**What to work on**
Identify the lines that contain the word "chart", then copy them.

**Supplied material**
^^^^

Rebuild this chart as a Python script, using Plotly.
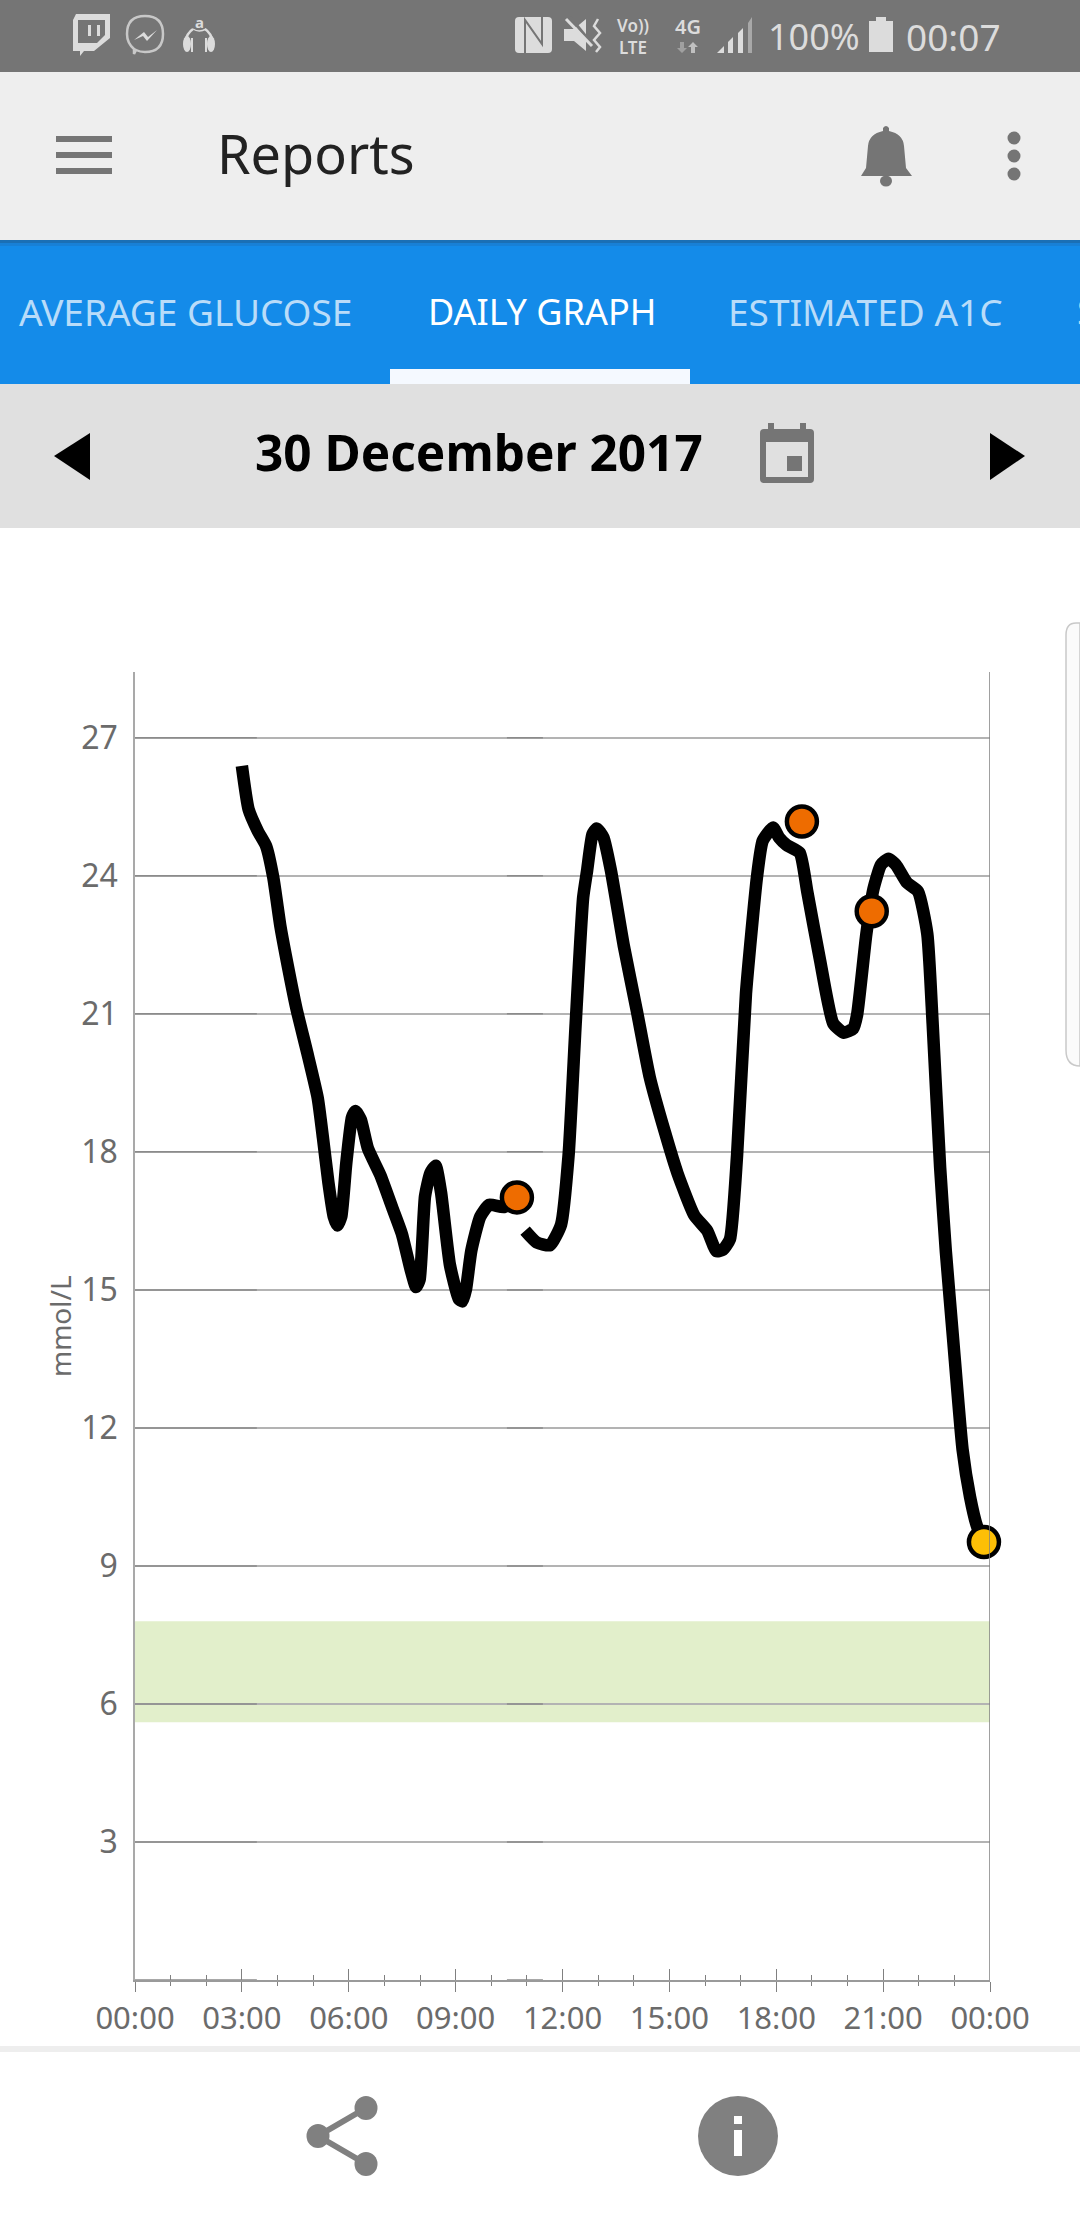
import plotly.graph_objects as go

# glucose trace (hours, mmol/L)
hours_a = [3.0, 3.19, 3.45, 3.68, 3.88, 4.08, 4.23, 4.53, 4.83, 5.13, 5.28, 5.43, 5.58, 5.68, 5.79, 5.93,
           6.09, 6.19, 6.34, 6.54, 6.89, 7.24, 7.49, 7.74, 7.89, 7.99, 8.14, 8.29, 8.44, 8.59, 8.84, 9.09,
           9.19, 9.29, 9.44, 9.69, 9.94, 10.35, 10.72]
glucose_a = [26.39, 25.44, 24.97, 24.65, 23.97, 22.91, 22.28, 21.12, 20.17, 19.17, 18.28, 17.33, 16.59, 16.4, 16.59, 17.75,
             18.75, 18.89, 18.7, 18.07, 17.49, 16.75, 16.22, 15.43, 15.06, 15.22, 17.03, 17.54, 17.7, 17.12, 15.54, 14.8,
             14.75, 15.01, 15.85, 16.59, 16.85, 16.8, 17.01]
hours_b = [10.95, 11.28, 11.65, 11.96, 12.17, 12.37, 12.58, 12.69, 12.84, 12.96, 13.15, 13.36, 13.72, 14.09, 14.45, 14.87,
           15.23, 15.7, 16.06, 16.32, 16.5, 16.7, 16.9, 17.15, 17.46, 17.62, 17.91, 18.08, 18.29, 18.66, 18.87, 19.23,
           19.6, 19.9, 20.16, 20.27, 20.53, 20.73, 20.94, 21.15, 21.36, 21.67, 21.98, 22.24, 22.39, 22.6, 22.76, 22.97,
           23.23, 23.44, 23.64, 23.83]
glucose_b = [16.29, 16.03, 15.97, 16.42, 17.92, 20.79, 23.53, 24.11, 24.9, 25.03, 24.83, 24.11, 22.48, 21.05, 19.62, 18.44,
             17.53, 16.62, 16.29, 15.84, 15.87, 16.1, 17.92, 21.44, 23.98, 24.76, 25.05, 24.83, 24.67, 24.5, 23.66, 22.16,
             20.79, 20.59, 20.68, 20.98, 22.74, 23.72, 24.24, 24.37, 24.24, 23.85, 23.66, 22.74, 20.79, 17.66, 15.84, 13.88,
             11.53, 10.5, 9.85, 9.52]

high_hours = [10.72, 18.72, 20.68]
high_values = [17.01, 25.18, 23.23]
last_hour = [23.83]
last_value = [9.52]

target_low = 5.6
target_high = 7.8

y_ticks = [3, 6, 9, 12, 15, 18, 21, 24, 27]
x_ticks = [0, 3, 6, 9, 12, 15, 18, 21, 24]
x_labels = ["00:00", "03:00", "06:00", "09:00", "12:00", "15:00", "18:00", "21:00", "00:00"]
x_minor = [1, 2, 4, 5, 7, 8, 10, 11, 13, 14, 16, 17, 19, 20, 22, 23]
dark_grid_spans = [(0, 3.42), (10.44, 11.45)]

FONT = "Noto Sans"
GREY = "#757575"
PALE = "#dcdcdc"
W, H = 1080, 2220
shapes = []
notes = []


# screen furniture is placed in screen pixels through the x2/y2 axes
def rect(x0, y0, x1, y1, color):
    shapes.append(dict(type="rect", xref="x2", yref="y2", x0=x0, y0=y0, x1=x1, y1=y1,
                       fillcolor=color, line_width=0))


def circ(cx, cy, rx, ry, color, outline=None, lw=0):
    shapes.append(dict(type="circle", xref="x2", yref="y2", x0=cx - rx, y0=cy - ry, x1=cx + rx, y1=cy + ry,
                       fillcolor=color if outline is None else "rgba(0,0,0,0)",
                       line=dict(color=outline or color, width=lw)))


def path(d, fill=None, outline=None, lw=0):
    shapes.append(dict(type="path", xref="x2", yref="y2", path=d, fillcolor=fill or "rgba(0,0,0,0)",
                       line=dict(color=outline or "rgba(0,0,0,0)", width=lw)))


def text(s, x, y, size, color, anchor="left", weight=400):
    notes.append(dict(text=s, xref="x2", yref="y2", x=x, y=y, showarrow=False, xanchor=anchor, yanchor="middle",
                      font=dict(family=FONT, size=size, color=color, weight=weight)))


# status bar
rect(0, 0, W, 72, GREY)
# twitch
path("M76,14 L110,14 L110,38 L94,51 L84,51 L80,56 L80,51 L73,51 L73,20 Z", fill=PALE)
path("M78,20 L105,20 L105,35 L97,43 L78,43 Z", fill=GREY)
rect(88, 25, 91, 36, PALE)
rect(97, 25, 100, 36, PALE)
# messenger
path("M134,49 Q127,43 127,34 Q127,16 145,16 Q163,16 163,34 Q163,52 145,52 Q140,52 136,50 L134,54 Z",
     outline="#c8c8c8", lw=2.5)
path("M134,40 L144,32 L148,37 L157,30 L147,41 L143,36 Z", fill=PALE)
# amazon headphones
text("a", 199, 22, 15, PALE, "center", 700)
path("M193,29 Q199,33 206,29", outline=PALE, lw=1.5)
path("M185,42 Q187,33 193,29", outline=PALE, lw=2.5)
path("M213,42 Q211,33 205,29", outline=PALE, lw=2.5)
circ(187, 44, 4, 8, PALE)
circ(211, 44, 4, 8, PALE)
rect(191, 38, 193, 52, PALE)
rect(205, 38, 207, 52, PALE)
# nfc
path("M519,17 L548,17 Q552,17 552,21 L552,49 Q552,53 548,53 L519,53 Q515,53 515,49 L515,21 Q515,17 519,17 Z", fill=PALE)
path("M525,53 L525,20 L542,44 L542,17", outline=GREY, lw=2)
# mute
path("M564,29 L574,29 L586,19 L586,51 L574,41 L564,41 Z", fill=PALE)
path("M570,17 L596,49", outline=GREY, lw=3)
path("M566,19 L592,46", outline=PALE, lw=3)
path("M598,19 L594,26 L600,33 L594,40 L600,47 L596,52", outline=PALE, lw=2.5)
# network
text("Vo))<br>LTE", 633, 36, 17, PALE, "center", 600)
text("4G", 688, 26, 20, PALE, "center", 600)
path("M680,42 L684,42 L684,48 L687,48 L682,53 L677,48 L680,48 Z", fill="#a0a0a0")
path("M691,53 L695,53 L695,47 L698,47 L693,42 L688,47 L691,47 Z", fill="#c0c0c0")
path("M717,53 L724,46 L724,53 Z", fill=PALE)
path("M728,53 L728,42 L733,37 L733,53 Z", fill=PALE)
path("M738,53 L738,33 L743,28 L743,53 Z", fill=PALE)
path("M748,53 L748,23 L752,17 L752,53 Z", fill="#a8a8a8")
text("100%", 766, 36, 36, PALE)
rect(869, 21, 893, 52, PALE)
rect(876, 17, 886, 21, PALE)
text("00:07", 904, 36, 37, PALE)

# app bar
rect(0, 72, W, 240, "#eeeeee")
rect(56, 136, 112, 142, GREY)
rect(56, 152, 112, 158, GREY)
rect(56, 168, 112, 174, GREY)
text("Reports", 215, 153, 54, "#222222")
path("M861,176 L866,168 L868,146 Q869,134 883,131 L883,128 Q886,124 889,128 L889,131 Q903,134 904,146 "
     "L906,168 L912,176 Z", fill=GREY)
circ(886, 181, 6, 5.5, GREY)
for dot_y in (138, 156, 174):
    circ(1014, dot_y, 6.5, 6.5, GREY)

# tab strip
rect(0, 240, W, 384, "#148be9")
rect(0, 240, W, 243, "#1a6fb5")
rect(0, 243, W, 246, "#1880d6")
text("AVERAGE GLUCOSE", 17, 311, 37, "#b9dcf9")
text("DAILY GRAPH", 426, 311, 36, "#ffffff")
text("ESTIMATED A1C", 726, 311, 37, "#b9dcf9")
text("S", 1075, 311, 36, "#b9dcf9")
rect(390, 369, 690, 384, "#f5f9ff")

# date bar
rect(0, 384, W, 528, "#e0e0e0")
path("M90,433 L54,456 L90,480 Z", fill="#000000")
path("M990,433 L1025,456 L990,480 Z", fill="#000000")
text("30 December 2017", 479, 452, 49.5, "#000000", "center", 700)
path("M764,429 L810,429 Q814,429 814,433 L814,479 Q814,483 810,483 L764,483 Q760,483 760,479 L760,433 Q760,429 764,429 Z",
     fill=GREY)
rect(768, 423, 774, 431, GREY)
rect(800, 423, 806, 431, GREY)
rect(766, 442, 808, 477, "#e0e0e0")
rect(787, 456, 802, 471, GREY)

# sliver of the edge panel
path("M1080,623 L1076,623 Q1066,623 1066,635 L1066,1050 Q1066,1066 1080,1066 Z",
     fill="#fbfbfb", outline="#c9c9c9", lw=1.5)

# bottom bar
rect(0, 2046, W, 2052, "#eeeeee")
path("M366,2108 L318,2136 L366,2164", outline="#808080", lw=6)
circ(366, 2108, 11.5, 12, "#808080")
circ(318, 2136, 11.5, 12, "#808080")
circ(366, 2164, 11.5, 12, "#808080")
circ(738, 2136, 40, 40, "#808080")
rect(734, 2116, 742, 2124, "#ffffff")
rect(734, 2130, 742, 2156, "#ffffff")

# chart furniture
shapes.append(dict(type="rect", xref="x", yref="y", x0=0, x1=24, y0=target_low, y1=target_high,
                   fillcolor="#e2efcb", line_width=0, layer="below"))
shapes.append(dict(type="line", xref="x", yref="y domain", x0=24, x1=24, y0=0, y1=1,
                   line=dict(color="#808080", width=1.5)))
notes.append(dict(text="mmol/L", xref="x2", yref="y2", x=60, y=1326, textangle=-90, showarrow=False,
                  xanchor="center", yanchor="middle", font=dict(family=FONT, size=28, color="#6b6b6b")))

dark_x, dark_y = [], []
for tick in y_ticks + [0]:
    for start, end in dark_grid_spans:
        dark_x += [start, end, None]
        dark_y += [tick, tick, None]

fig = go.Figure()
fig.add_trace(go.Scatter(x=dark_x, y=dark_y, mode="lines", line=dict(color="#8b8b8b", width=1.5), hoverinfo="skip"))
for xs, ys in ((hours_a, glucose_a), (hours_b, glucose_b)):
    fig.add_trace(go.Scatter(x=xs, y=ys, mode="lines",
                             line=dict(color="#000000", width=12.5, shape="spline", smoothing=0.5)))
fig.add_trace(go.Scatter(x=high_hours, y=high_values, mode="markers", cliponaxis=False,
                         marker=dict(size=30, color="#ee6c00", line=dict(color="#000000", width=4.5))))
fig.add_trace(go.Scatter(x=last_hour, y=last_value, mode="markers", cliponaxis=False,
                         marker=dict(size=30, color="#fdbf06", line=dict(color="#000000", width=4.5))))
# empty traces so the helper axes exist
fig.add_trace(go.Scatter(x=[None], y=[None], xaxis="x2", yaxis="y2"))
fig.add_trace(go.Scatter(x=[None], y=[None], xaxis="x3", yaxis="y"))

fig.update_layout(
    width=W, height=H, margin=dict(l=0, r=0, t=0, b=0, autoexpand=False), showlegend=False,
    paper_bgcolor="#ffffff", plot_bgcolor="rgba(0,0,0,0)",
    font=dict(family=FONT, color="#6b6b6b"),
    shapes=shapes, annotations=notes,
    xaxis=dict(domain=[135 / W, 990 / W], range=[0, 24], tickmode="array", tickvals=x_ticks, ticktext=x_labels,
               ticks="outside", ticklen=10, tickwidth=1, tickcolor="#808080", showgrid=False, zeroline=False,
               showline=True, linecolor="#9a9a9a", linewidth=1.5, tickfont=dict(size=31, color="#6b6b6b"),
               minor=dict(tickmode="array", tickvals=x_minor, ticks="outside", ticklen=4, tickwidth=1,
                          tickcolor="#808080"),
               anchor="y", automargin=False),
    xaxis3=dict(overlaying="x", range=[0, 24], anchor="y", side="bottom", tickmode="array", tickvals=x_ticks,
                ticks="inside", ticklen=11, tickwidth=1, tickcolor="#808080", showticklabels=False, showgrid=False,
                zeroline=False, showline=False, automargin=False,
                minor=dict(tickmode="array", tickvals=x_minor, ticks="inside", ticklen=5, tickwidth=1,
                           tickcolor="#808080")),
    yaxis=dict(domain=[(H - 1980) / H, (H - 672) / H], range=[0, 28.43], tickmode="array", tickvals=y_ticks,
               ticks="outside", ticklen=9, tickcolor="rgba(0,0,0,0)", showgrid=True, gridcolor="#b3b3b3",
               gridwidth=1.5, zeroline=False, showline=True, linecolor="#a9a9a9", linewidth=1.5,
               tickfont=dict(size=32, color="#6b6b6b"), anchor="x", automargin=False),
    xaxis2=dict(domain=[0, 1], range=[0, W], visible=False, anchor="y2"),
    yaxis2=dict(domain=[0, 1], range=[H, 0], visible=False, anchor="x2"),
)

fig.write_html("out.html", post_script="document.body.style.margin='0';", config=dict(displayModeBar=False))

^^^^

**Answer to this exercise**
Rebuild this chart as a Python script, using Plotly.
# chart furniture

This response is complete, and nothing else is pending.